[What to work on] Output the material below unchanged, apart from leaving out the pictures.

------ Data segment ------

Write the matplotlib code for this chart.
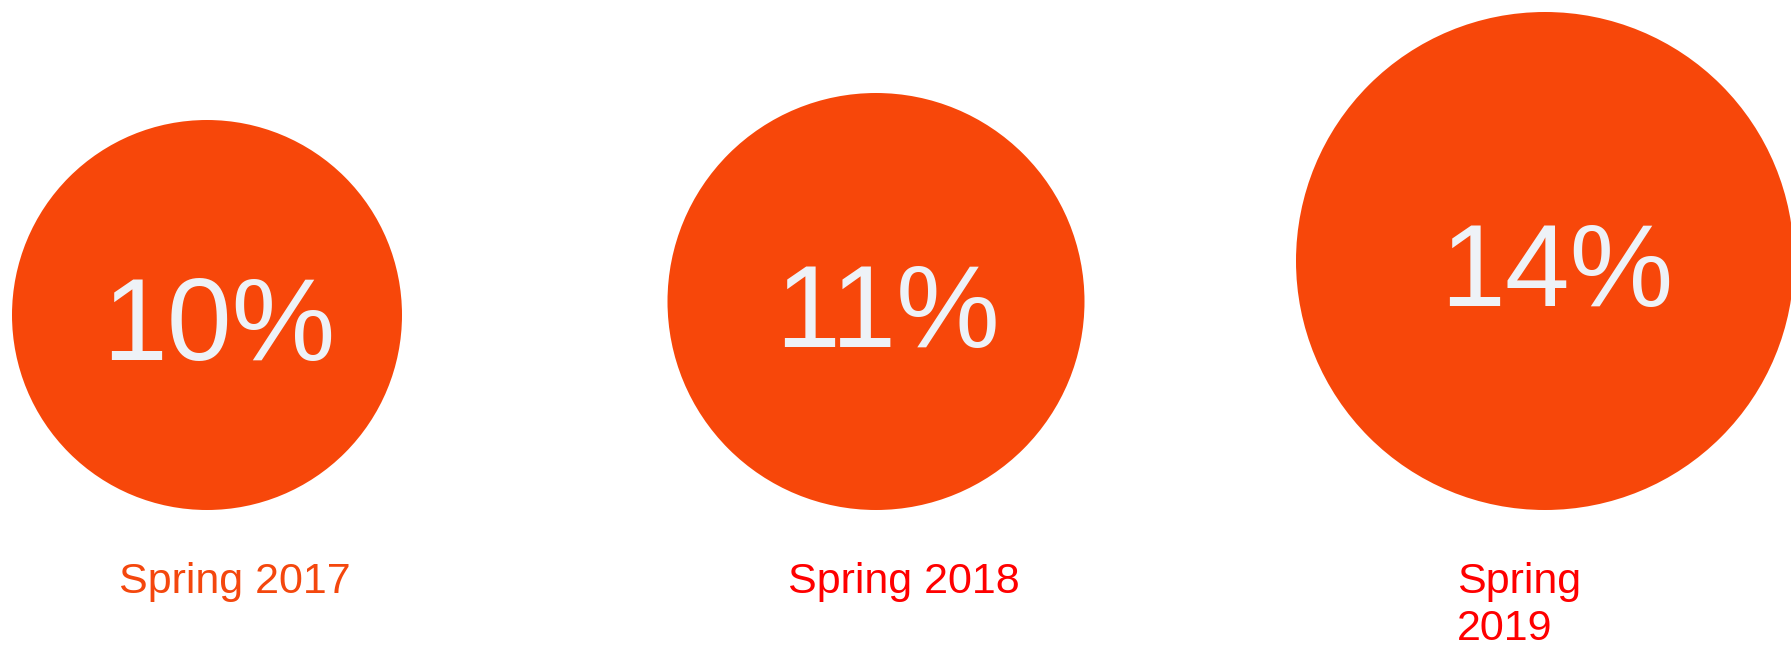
import matplotlib
matplotlib.use("Agg")
import matplotlib.pyplot as plt
from matplotlib.patches import Circle

# data
seasons = ["Spring 2017", "Spring 2018", "Spring 2019"]
shares = [10, 11, 14]
label_colors = ["#F4470D", "#FF0000", "#FF0000"]

circle_color = "#F7470A"
text_color = "#EEF2F7"

plt.rcParams["font.family"] = ["Liberation Sans", "DejaVu Sans"]

W, H, DPI = 1791, 650, 100
fig = plt.figure(figsize=(W / DPI, H / DPI), dpi=DPI)
ax = fig.add_axes([0, 0, 1, 1])

# one x unit = gap between circles (~669 px), y=0 is the common bottom line
px = 1 / 669.0
ax.set_xlim(-207 * px, 2 + (W - 1545) * px)
ax.set_ylim(-(H - 510) * px, 510 * px)
ax.set_aspect("equal")
ax.axis("off")


def radius(v):
    # bubble radius in px grows with the share
    return (60 + 13.5 * v) * px


wrap_after = 1  # labels past this index sit near the edge and get wrapped
line_gap = 47 * px
for i, (name, v, c) in enumerate(zip(seasons, shares, label_colors)):
    r = radius(v)
    ax.add_patch(Circle((i, r), r, facecolor=circle_color, edgecolor="none"))
    ax.text(i + 12 * px, r - 45 * px, f"{v}%", color=text_color,
            fontsize=84, ha="center", va="baseline")
    lines = name.split(" ") if i > wrap_after else [name]
    for k, line in enumerate(lines):
        ax.text(i - 88 * px, -83 * px - k * line_gap, line, color=c,
                fontsize=31, ha="left", va="baseline")

fig.savefig("out.png", dpi=DPI)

------

[Exercise answer]
Write the matplotlib code for this chart.
import matplotlib
matplotlib.use("Agg")
import matplotlib.pyplot as plt
from matplotlib.patches import Circle

# data
seasons = ["Spring 2017", "Spring 2018", "Spring 2019"]
shares = [10, 11, 14]
label_colors = ["#F4470D", "#FF0000", "#FF0000"]

circle_color = "#F7470A"
text_color = "#EEF2F7"

plt.rcParams["font.family"] = ["Liberation Sans", "DejaVu Sans"]

W, H, DPI = 1791, 650, 100
fig = plt.figure(figsize=(W / DPI, H / DPI), dpi=DPI)
ax = fig.add_axes([0, 0, 1, 1])

# one x unit = gap between circles (~669 px), y=0 is the common bottom line
px = 1 / 669.0
ax.set_xlim(-207 * px, 2 + (W - 1545) * px)
ax.set_ylim(-(H - 510) * px, 510 * px)
ax.set_aspect("equal")
ax.axis("off")


def radius(v):
    # bubble radius in px grows with the share
    return (60 + 13.5 * v) * px


wrap_after = 1  # labels past this index sit near the edge and get wrapped
line_gap = 47 * px
for i, (name, v, c) in enumerate(zip(seasons, shares, label_colors)):
    r = radius(v)
    ax.add_patch(Circle((i, r), r, facecolor=circle_color, edgecolor="none"))
    ax.text(i + 12 * px, r - 45 * px, f"{v}%", color=text_color,
            fontsize=84, ha="center", va="baseline")
    lines = name.split(" ") if i > wrap_after else [name]
    for k, line in enumerate(lines):
        ax.text(i - 88 * px, -83 * px - k * line_gap, line, color=c,
                fontsize=31, ha="left", va="baseline")

fig.savefig("out.png", dpi=DPI)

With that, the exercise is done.